Weinberg looks forward to new challenges

Weinberg looks forward to new challenges

Jacob Berkman

Lois Goldrich

In the approximately 14 years she has served in the New Jersey Assembly, Loretta Weinberg has devoted herself to “issues involving our families.”

Now, as she prepares to be sworn in as state senator for the 37th District — serving out the remaining two years of Sen. Byron Baer’s term — the 70-year-old Teaneck resident is preparing to tackle similar issues in a different venue.

The day after the election, Weinberg was readying her home for the visit of family members from California, who flew in to attend her swearing-in ceremony on Thursday.

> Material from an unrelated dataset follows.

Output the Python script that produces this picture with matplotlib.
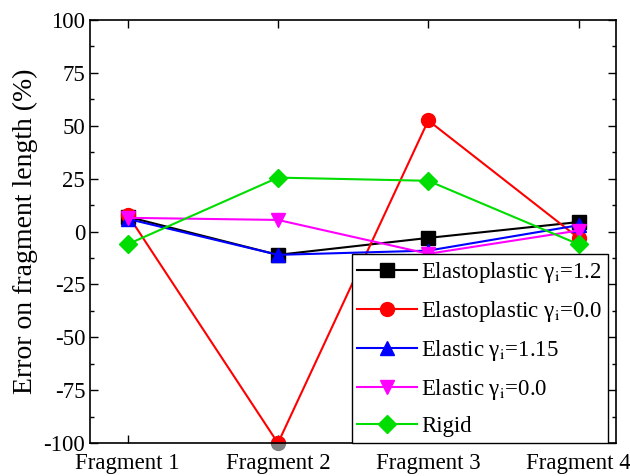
import matplotlib.pyplot as plt
from matplotlib.ticker import MultipleLocator

plt.rcParams['font.family'] = ['Liberation Serif', 'DejaVu Serif']
plt.rcParams['mathtext.fontset'] = 'stix'
plt.rcParams['axes.unicode_minus'] = False

fragments = ["Fragment 1", "Fragment 2", "Fragment 3", "Fragment 4"]
elastoplastic_12 = [7, -11, -3, 4.5]
elastoplastic_00 = [8, -100, 52.5, -3]
elastic_115 = [6, -11, -9, 3]
elastic_00 = [6.5, 5.5, -10.5, 0.5]
rigid = [-6, 25.5, 24, -6]

series = [
    (elastoplastic_12, 'black', 's', 'Elastoplastic γ$_{\\rm i}$=1.2'),
    (elastoplastic_00, 'red', 'o', 'Elastoplastic γ$_{\\rm i}$=0.0'),
    (elastic_115, 'blue', '^', 'Elastic γ$_{\\rm i}$=1.15'),
    (elastic_00, 'magenta', 'v', 'Elastic γ$_{\\rm i}$=0.0'),
    (rigid, '#00dd00', 'D', 'Rigid'),
]

x = [1, 2, 3, 4]

fig, ax = plt.subplots(figsize=(6.3, 4.76), dpi=100)
fig.subplots_adjust(left=0.143, right=0.978, top=0.958, bottom=0.069)

for vals, col, mk, lab in series:
    ms = 9 if mk == 'D' else 10
    ax.plot(x, vals, color=col, marker=mk, markersize=ms, linewidth=1.5, label=lab)

# the clipped red point in the original shows grey below the axis
ax.plot(x[1], elastoplastic_00[1], 'o', color='grey', markersize=10, clip_on=False, zorder=1)

ax.set_xlim(0.75, 4.25)
ax.set_ylim(-100, 100)
ax.set_xticks(x)
ax.set_xticklabels(fragments)
ax.yaxis.set_major_locator(MultipleLocator(25))
ax.yaxis.set_minor_locator(MultipleLocator(12.5))
ax.tick_params(axis='both', which='major', direction='in', length=6, width=1,
               labelsize=16.5, top=True, right=True)
ax.tick_params(axis='y', which='minor', direction='in', length=3, width=1, right=True)
ax.tick_params(axis='x', pad=7)
for sp in ax.spines.values():
    sp.set_linewidth(1.2)

ax.set_ylabel("Error on fragment length (%)", fontsize=20)

leg = ax.legend(loc='lower right', bbox_to_anchor=(0.985, 0.0), fontsize=16.5,
                handlelength=2.6, handletextpad=0.2, borderpad=0.25, labelspacing=0.62,
                borderaxespad=0, fancybox=False, framealpha=1, edgecolor='black')
leg.get_frame().set_linewidth(1)

plt.savefig("out.png", dpi=100)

“What am I doing the ‘morning after’?” she joked. “I’m setting up a crib and doing a laundry.”

Weinberg says that it was not her college education that prepared her for the issues she faced in the legislature but rather her “life experiences.” For example, she said, she spent years taking care of an elderly mother,  “something I share with many other women.”

Weinberg is looking forward to the new experiences, and new people, she will encounter in the state Senate. One of the greatest challenges will be “how we’re going to balance a severely depleted budget with cuts in programs for the frailest members of the community,”she says, citing the need for adequate spending for education, a cleaner environment, quality nursing homes, and access to health care.

“We also need to deal with the public perception of corruption as well as the real corruption that exists” in the state, she adds.

Englewood resident Sen. Byron Baer, who for over 30 years represented the 37th district as state senator, says he has known Weinberg for many years and believes that she will do a good job as his successor.

Over the years, he said, “she has developed many skills and abilities” that will help her in this effort, Baer told the Jewish Standard, adding that while he would have liked to continue his term of office, he was prevented from doing so by failing health. Baer resigned his position on September 8.